Он чувствовал и был как ангел: не капризничал, давал выспаться ночью. Он у меня пятый, мне есть с чем сравнить. А я все вглядывалась в его лицо и не верила, но не могла не видеть что–то особенное.
Потом привыкла. Обиды на жизнь не было никогда: почему, если кругом столько несчастья, меня оно должно обойти?
А потом оказалось, что это НЕ НЕСЧАСТЬЕ.
Он рос, и начал ходить, и сказал «мама», и выучил первые буквы, и прочёл первое слово… И был очень смешной, и милый, и всех любил, и обнимал незнакомых бабушек в трамвае, с мужчинами здоровался за руку, и у всех (ну, почти у всех) теплели при этом лица.
Он очень хотел к детишкам. Когда приходили с ним за братишкой в детский сад, его было трудно оттуда вытащить. Но однажды нас попросили уйти с утренника — а вдруг будет мешать? Не потому, что мешал, а впрок, заранее. Шли домой и плакали — оба.
Начитавшись всего прогрессивного, пыталась устроить в детский сад: знала, как важна для него ранняя социализация.
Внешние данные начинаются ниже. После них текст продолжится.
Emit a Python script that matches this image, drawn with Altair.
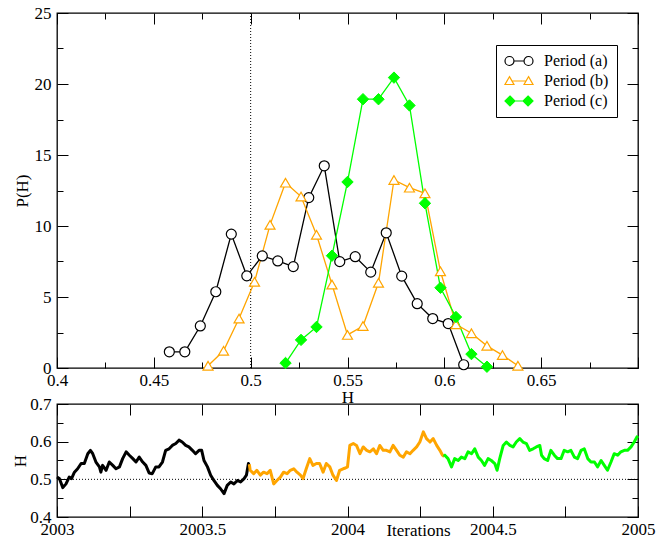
import altair as alt
import pandas as pd

FONT = "Liberation Serif"

series_names = ["Period (a)", "Period (b)", "Period (c)"]
series_colors = ["#000000", "#ffa500", "#00ff00"]
series_fills = ["#ffffff", "#ffffff", "#00ff00"]

# ---- histogram P(H) ----
a_H = [0.458, 0.466, 0.474, 0.482, 0.490, 0.498, 0.506, 0.514, 0.522, 0.530,
       0.538, 0.546, 0.554, 0.562, 0.570, 0.578, 0.586, 0.594, 0.602, 0.610]
a_P = [1.14, 1.14, 2.96, 5.37, 9.43, 6.49, 7.89, 7.54, 7.14, 12.0,
       14.24, 7.49, 7.84, 6.75, 9.52, 6.47, 4.53, 3.48, 3.13, 0.23]

b_H = [0.478, 0.486, 0.494, 0.502, 0.510, 0.518, 0.526, 0.534, 0.542, 0.550, 0.558,
       0.566, 0.574, 0.582, 0.590, 0.598, 0.606, 0.614, 0.622, 0.630, 0.638]
b_P = [0.16, 1.21, 3.48, 6.07, 10.08, 13.05, 12.07, 9.38, 5.88, 2.33, 2.96,
       6.0, 13.24, 12.7, 12.3, 6.81, 3.08, 2.45, 1.56, 0.91, 0.16]

c_H = [0.518, 0.526, 0.534, 0.542, 0.550, 0.558, 0.566, 0.574, 0.582, 0.590,
       0.598, 0.606, 0.614, 0.622]
c_P = [0.35, 1.98, 2.89, 7.91, 13.1, 18.93, 18.93, 20.45, 18.49, 11.6,
       5.65, 3.59, 0.98, 0.09]

ref_H = [0.5]

# ---- time series H(t) ----
ts_a_year = [2003.000, 2003.008, 2003.020, 2003.031, 2003.042, 2003.050, 2003.060, 2003.071,
             2003.083, 2003.094, 2003.106, 2003.115, 2003.123, 2003.134, 2003.146, 2003.151,
             2003.157, 2003.169, 2003.180, 2003.192, 2003.203, 2003.215, 2003.226, 2003.238,
             2003.249, 2003.261, 2003.272, 2003.283, 2003.295, 2003.306, 2003.317, 2003.328,
             2003.340, 2003.351, 2003.363, 2003.374, 2003.386, 2003.397, 2003.409, 2003.420,
             2003.431, 2003.443, 2003.454, 2003.466, 2003.477, 2003.489, 2003.498, 2003.506,
             2003.518, 2003.529, 2003.540, 2003.552, 2003.563, 2003.575, 2003.586, 2003.598,
             2003.609, 2003.621, 2003.632, 2003.644, 2003.652, 2003.659, 2003.662]
ts_a_H = [0.506, 0.502, 0.478, 0.488, 0.506, 0.502, 0.519, 0.528,
          0.542, 0.542, 0.568, 0.577, 0.568, 0.546, 0.533, 0.519,
          0.537, 0.524, 0.546, 0.537, 0.528, 0.533, 0.555, 0.573,
          0.564, 0.555, 0.546, 0.559, 0.546, 0.537, 0.517, 0.515,
          0.533, 0.533, 0.546, 0.577, 0.581, 0.590, 0.595, 0.604,
          0.599, 0.590, 0.586, 0.577, 0.568, 0.577, 0.577, 0.550,
          0.533, 0.511, 0.497, 0.484, 0.475, 0.462, 0.484, 0.493,
          0.488, 0.497, 0.493, 0.502, 0.511, 0.542, 0.540]

ts_b_year = [2003.662, 2003.665, 2003.677, 2003.688, 2003.700, 2003.711, 2003.723, 2003.734,
             2003.746, 2003.757, 2003.769, 2003.780, 2003.792, 2003.803, 2003.815, 2003.826,
             2003.838, 2003.847, 2003.858, 2003.870, 2003.881, 2003.893, 2003.904, 2003.916,
             2003.927, 2003.939, 2003.950, 2003.962, 2003.973, 2003.985, 2003.993, 2004.000,
             2004.008, 2004.020, 2004.031, 2004.043, 2004.054, 2004.066, 2004.077, 2004.089,
             2004.100, 2004.111, 2004.123, 2004.134, 2004.146, 2004.157, 2004.169, 2004.180,
             2004.192, 2004.203, 2004.215, 2004.226, 2004.238, 2004.249, 2004.261, 2004.272,
             2004.284, 2004.295, 2004.307, 2004.318, 2004.327, 2004.333]
ts_b_H = [0.540, 0.524, 0.515, 0.524, 0.511, 0.519, 0.515, 0.524,
          0.488, 0.497, 0.506, 0.519, 0.515, 0.524, 0.528, 0.519,
          0.511, 0.502, 0.528, 0.555, 0.537, 0.542, 0.542, 0.519,
          0.542, 0.533, 0.511, 0.497, 0.524, 0.528, 0.530, 0.533,
          0.590, 0.595, 0.590, 0.568, 0.586, 0.577, 0.573, 0.581,
          0.568, 0.590, 0.577, 0.577, 0.573, 0.590, 0.577, 0.564,
          0.559, 0.573, 0.568, 0.577, 0.586, 0.599, 0.626, 0.608,
          0.599, 0.608, 0.590, 0.577, 0.564, 0.560]

ts_c_year = [2004.333, 2004.335, 2004.346, 2004.358, 2004.369, 2004.381, 2004.392, 2004.404,
             2004.415, 2004.427, 2004.438, 2004.450, 2004.461, 2004.472, 2004.484, 2004.495,
             2004.507, 2004.515, 2004.524, 2004.536, 2004.547, 2004.559, 2004.570, 2004.581,
             2004.593, 2004.604, 2004.616, 2004.627, 2004.639, 2004.650, 2004.662, 2004.668,
             2004.677, 2004.689, 2004.700, 2004.712, 2004.723, 2004.735, 2004.746, 2004.758,
             2004.769, 2004.781, 2004.792, 2004.804, 2004.815, 2004.827, 2004.838, 2004.850,
             2004.861, 2004.873, 2004.884, 2004.895, 2004.907, 2004.918, 2004.930, 2004.941,
             2004.953, 2004.964, 2004.976, 2004.987, 2004.996, 2005.000]
ts_c_H = [0.560, 0.564, 0.555, 0.533, 0.555, 0.550, 0.559, 0.555,
          0.573, 0.568, 0.581, 0.559, 0.550, 0.537, 0.555, 0.550,
          0.542, 0.524, 0.555, 0.590, 0.599, 0.590, 0.586, 0.599,
          0.608, 0.599, 0.595, 0.577, 0.581, 0.586, 0.590, 0.564,
          0.555, 0.550, 0.577, 0.564, 0.555, 0.555, 0.577, 0.573,
          0.577, 0.559, 0.555, 0.577, 0.581, 0.555, 0.546, 0.546,
          0.533, 0.550, 0.537, 0.524, 0.546, 0.568, 0.564, 0.573,
          0.577, 0.577, 0.586, 0.599, 0.612, 0.615]

# tick / label values
top_x_major = [0.4, 0.45, 0.5, 0.55, 0.6, 0.65, 0.7]
top_x_labels = [0.4, 0.45, 0.5, 0.55, 0.6, 0.65]
top_x_minor = [0.425, 0.475, 0.525, 0.575, 0.625, 0.675]
top_y_major = [0, 5, 10, 15, 20, 25]
top_y_minor = [2.5, 7.5, 12.5, 17.5, 22.5]
bot_x_major = [2003, 2003.25, 2003.5, 2003.75, 2004, 2004.25, 2004.5, 2004.75, 2005]
bot_x_labels = [2003, 2003.5, 2004, 2004.5, 2005]
bot_y_major = [0.4, 0.5, 0.6, 0.7]
bot_y_minor = [0.45, 0.55, 0.65]

# ---- tables ----
hist = pd.concat([
    pd.DataFrame({"series": series_names[0], "H": a_H, "P": a_P}),
    pd.DataFrame({"series": series_names[1], "H": b_H, "P": b_P}),
    pd.DataFrame({"series": series_names[2], "H": c_H, "P": c_P}),
], ignore_index=True)
ts = pd.concat([
    pd.DataFrame({"series": series_names[0], "year": ts_a_year, "H": ts_a_H}),
    pd.DataFrame({"series": series_names[1], "year": ts_b_year, "H": ts_b_H}),
    pd.DataFrame({"series": series_names[2], "year": ts_c_year, "H": ts_c_H}),
], ignore_index=True)
ref = pd.DataFrame({"H": ref_H})

MAJ, MIN = 11, 6
TOP_W, TOP_H = 581, 355
BOT_H = 113

# ---------------- top panel ----------------
xs_t = alt.Scale(domain=[0.4, 0.7], nice=False, zero=False)
ys_t = alt.Scale(domain=[0, 25], nice=False, zero=False)


def tx(axis):
    return alt.X("H:Q", scale=xs_t, axis=axis)


def ty(axis, field="P:Q"):
    return alt.Y(field, scale=ys_t, axis=axis)


def tick_axis(orient, values, size):
    return alt.Axis(orient=orient, values=values, labels=False, domain=False, ticks=True,
                    tickSize=size, offset=-size, title=None, grid=False)


hbase = alt.Chart(hist)
ax_t1 = hbase.mark_point(opacity=0).encode(
    x=tx(alt.Axis(orient="bottom", values=top_x_labels, ticks=False, domain=False,
                  labelPadding=4, labelFlush=False, format="~g", title="H",
                  titleX=TOP_W / 2, titleY=34, titleBaseline="alphabetic",
                  titleAlign="center", grid=False)),
    y=ty(alt.Axis(orient="left", values=top_y_major, ticks=False, domain=False,
                  labelPadding=6, labelFlush=False, format="~g", title="P(H)", titleX=-29.5,
                  titleY=TOP_H / 2, titleAngle=270, titleBaseline="alphabetic",
                  titleAlign="center", grid=False)))
ax_t2 = hbase.mark_point(opacity=0).encode(x=tx(tick_axis("bottom", top_x_major, MAJ)),
                                           y=ty(tick_axis("left", top_y_major, MAJ)))
ax_t3 = hbase.mark_point(opacity=0).encode(x=tx(tick_axis("bottom", top_x_minor, MIN)),
                                           y=ty(tick_axis("left", top_y_minor, MIN)))
ax_t4 = hbase.mark_point(opacity=0).encode(x=tx(tick_axis("top", top_x_major, MAJ)),
                                           y=ty(tick_axis("right", top_y_major, MAJ)))
ax_t5 = hbase.mark_point(opacity=0).encode(x=tx(tick_axis("top", top_x_minor, MIN)),
                                           y=ty(tick_axis("right", top_y_minor, MIN)))

ref_rule = alt.Chart(ref).mark_rule(color="black", strokeWidth=1, strokeDash=[1, 2]).encode(
    x=alt.X("H:Q", scale=xs_t, axis=None))

marker_specs = [
    dict(shape="circle", size=100, fill="#ffffff", stroke="#000000", strokeWidth=1.2),
    dict(shape="triangle-up", size=100, fill="#ffffff", stroke="#ffa500", strokeWidth=1.2),
    dict(shape="diamond", size=130, fill="#00ff00", stroke="#00ff00", strokeWidth=1),
]

hist_lines = []
hist_points = []
for name, col, spec in zip(series_names, series_colors, marker_specs):
    sub = hbase.transform_filter(alt.datum.series == name)
    hist_lines.append(sub.mark_line(color=col, strokeWidth=1.3).encode(x=tx(None), y=ty(None)))
    hist_points.append(sub.mark_point(filled=True, opacity=1, **spec).encode(
        x=tx(None), y=ty(None)))

# legend symbols: marker - line - marker
circ_path = ("M-1,0A0.64,0.64 0 1,0 0.28,0A0.64,0.64 0 1,0 -1,0Z"
             "M0.28,0L1.72,0"
             "M1.72,0A0.64,0.64 0 1,0 3,0A0.64,0.64 0 1,0 1.72,0Z")
tri_path = ("M-0.36,-0.62L0.28,0.5L-1,0.5Z"
            "M-0.04,0L2.04,0"
            "M2.36,-0.62L3,0.5L1.72,0.5Z")
dia_path = ("M-0.29,-0.71L0.42,0L-0.29,0.71L-1,0Z"
            "M0.42,0L1.58,0"
            "M2.29,-0.71L3,0L2.29,0.71L1.58,0Z")
legend_paths = [circ_path, tri_path, dia_path]

LEG = alt.Legend(title=None, orient="none", legendX=439, legendY=32, strokeColor="black",
                 fillColor="white", padding=8, symbolSize=196, symbolStrokeWidth=1.2,
                 labelFont=FONT, labelFontSize=16, labelColor="black", labelOffset=24,
                 rowPadding=4, cornerRadius=0)

# legend carrier: points placed far below the plot and clipped away
legend_layer = hbase.transform_calculate(off="-1000").mark_point(
    filled=True, strokeWidth=1.2, opacity=1, clip=True).encode(
    x=tx(None), y=ty(None, "off:Q"),
    shape=alt.Shape("series:N", scale=alt.Scale(domain=series_names, range=legend_paths),
                    legend=LEG),
    stroke=alt.Stroke("series:N", scale=alt.Scale(domain=series_names, range=series_colors),
                      legend=LEG),
    fill=alt.Fill("series:N", scale=alt.Scale(domain=series_names, range=series_fills),
                  legend=LEG))

top = alt.layer(ax_t1, ax_t2, ax_t3, ax_t4, ax_t5, ref_rule, *hist_lines, *hist_points,
                legend_layer).resolve_axis(x="independent", y="independent").properties(
    width=TOP_W, height=TOP_H)

# ---------------- bottom panel ----------------
xs_b = alt.Scale(domain=[2003, 2005], nice=False, zero=False)
ys_b = alt.Scale(domain=[0.4, 0.7], nice=False, zero=False)


def bx(axis):
    return alt.X("year:Q", scale=xs_b, axis=axis)


def by(axis):
    return alt.Y("H:Q", scale=ys_b, axis=axis)


tbase = alt.Chart(ts)
ax_b1 = tbase.mark_point(opacity=0).encode(
    x=bx(alt.Axis(orient="bottom", values=bot_x_labels, ticks=False, domain=False,
                  labelPadding=4, labelFlush=False, format="~g", title="Iterations",
                  titleX=361, titleY=18, titleBaseline="alphabetic", titleAlign="center",
                  grid=False)),
    y=by(alt.Axis(orient="left", values=bot_y_major, ticks=False, domain=False,
                  labelPadding=6, labelFlush=False, format="~g", title="H", titleX=-31.5,
                  titleY=BOT_H / 2, titleAngle=270, titleBaseline="alphabetic",
                  titleAlign="center", grid=False)))
ax_b2 = tbase.mark_point(opacity=0).encode(x=bx(tick_axis("bottom", bot_x_major, MAJ)),
                                           y=by(tick_axis("left", bot_y_major, MAJ)))
ax_b3 = tbase.mark_point(opacity=0).encode(x=bx(None),
                                           y=by(tick_axis("left", bot_y_minor, MIN)))
ax_b4 = tbase.mark_point(opacity=0).encode(x=bx(tick_axis("top", bot_x_major, MAJ)),
                                           y=by(tick_axis("right", bot_y_major, MAJ)))
ax_b5 = tbase.mark_point(opacity=0).encode(x=bx(None),
                                           y=by(tick_axis("right", bot_y_minor, MIN)))

ref_rule_b = alt.Chart(ref).mark_rule(color="black", strokeWidth=1, strokeDash=[1, 2]).encode(
    y=alt.Y("H:Q", scale=ys_b, axis=None))

ts_lines = []
for name, col in zip(series_names, series_colors):
    ts_lines.append(tbase.transform_filter(alt.datum.series == name).mark_line(
        color=col, strokeWidth=3, strokeJoin="round").encode(
        x=bx(None), y=by(None), order="year:Q"))

bottom = alt.layer(ax_b1, ax_b2, ax_b3, ax_b4, ax_b5, ref_rule_b, *ts_lines).resolve_axis(
    x="independent", y="independent").properties(width=TOP_W, height=BOT_H)

chart = alt.vconcat(top, bottom, spacing=36, bounds="flush").properties(
    padding={"left": 2, "top": -5, "right": 5, "bottom": 5}
).configure_view(stroke="black", strokeWidth=1.3).configure_axis(
    labelFont=FONT, labelFontSize=17, labelColor="black",
    titleFont=FONT, titleFontSize=17, titleFontWeight="normal", titleColor="black",
    tickColor="black", tickWidth=1, grid=False, domain=False
).configure_legend(labelFont=FONT, labelFontSize=16, labelColor="black")

chart.save("out.html", embed_options={"renderer": "svg", "actions": False})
Если была согласна воспитательница, противилась няня, даже не видевшая его («ты не одна здесь работаешь»), если уговаривала заведующую и врача, то отговаривали в поликлинике («зачем вам это надо?»). В логопедическом саду попросили бумагу из управления образования. Я принесла ходатайство от начальника этого управления: «Прошу вас по–матерински отнестись…» Не помогло, всё равно не взяли. В специальном саду для детей с олигофренией даже не стали смотреть: «Мы берём обучаемых детей». Такого хорошего. Такого умного. С прекрасной характеристикой от учительницы, которую приглашали специально, частным образом, готовить его к этой проклятой комиссии. Характеристику читать не стали, а мне сказали фразу, которую не забуду никогда: «Что ваш ребёнок может дать нашим детям?»
И сейчас хочется кричать, всем «не пущающим», теперь уже в нормальную школу, чиновникам: может! И больше, чем вы думаете! Даже если у него ничего из школьной премудрости не получится усвоить! Он даст вашим детям (а на самом деле они все наши) возможность ВИДЕТЬ ДРУГОГО ЧЕЛОВЕКА, не такого, как они. Понимать, жалеть, помогать, уважать — и тем расти душой самим, и уводить мир хоть на один шажок от войны — к миру, от равнодушия — к любви, от хаоса — к красоте…
Все годы его жизни, моей борьбы за его полноценную жизнь меня удивляло одно: ведь те, кто мне отказывает, в абсолютном большинстве женщины, матери. Что, они не представляют, что у них или их дочерей мог родиться такой ребёнок? Что, и тогда они говорили бы так же? Ничего не поделаешь — у каждого из нас своё испытание. Сейчас, пережив все, легко судить других, но ведь я помню, как в детстве на другую сторону улицы переходила, увидев умственно отсталого подростка!
Почему–то люди боятся наших детей. В основном, конечно, потому, что не знают.
Хотя и многие из нас опасаются, что здоровые дети будут наших обижать. Полно, почему мы так любим повторять, что мир жесток, ведь мир — это мы с вами? Какое-то время мой сын все–таки учился в почти обычной школе. Он радовался общению с детьми, и они радовались ему. Я не помню, чтобы кто-то его обидел. Ему дарили игрушки, пытались учить, обнимали при встрече и прощании. Мальчик, любивший подраться со всеми подряд, его не тронул ни разу. Учитель его уважал. Надо ли говорить, что и другие родители не высказывали никаких претензий?
Сейчас Васе 13 лет. Я могу рассказать целую повесть о мытарствах с его учёбой. О пролитых слезах, обидах, отчаянии, о глупых стереотипах, несправедливости, надеждах, о маленьких и больших успехах, которые никого не интересуют, о том, почему я забирала сына оттуда, где его соглашались держать, и пробивалась туда, куда его брать не хотели. Я могу, но не буду. У каждого из нас есть своя история хождения по мукам. Друг друга мы не удивим, а оппонентов не убедим. Нужны вдохновляющие примеры побед, но это не мой случай. Я далеко не все сделала для своего ребёнка, далеко не всё, что знала и могла. Я виновата перед ним больше чужих дядь и теть…
Я вожу его в специальную школу и не перестаю мечтать о массовой. При этом я то и дело падаю духом, а в моменты просветления пытаюсь себе внушить, что все происходит как надо, что главное — не зацикливаться, не переставать жить, что есть вещи, которые мне никто не может помешать делать для ребёнка, а я в своих не нужных никому переживаниях их не делаю.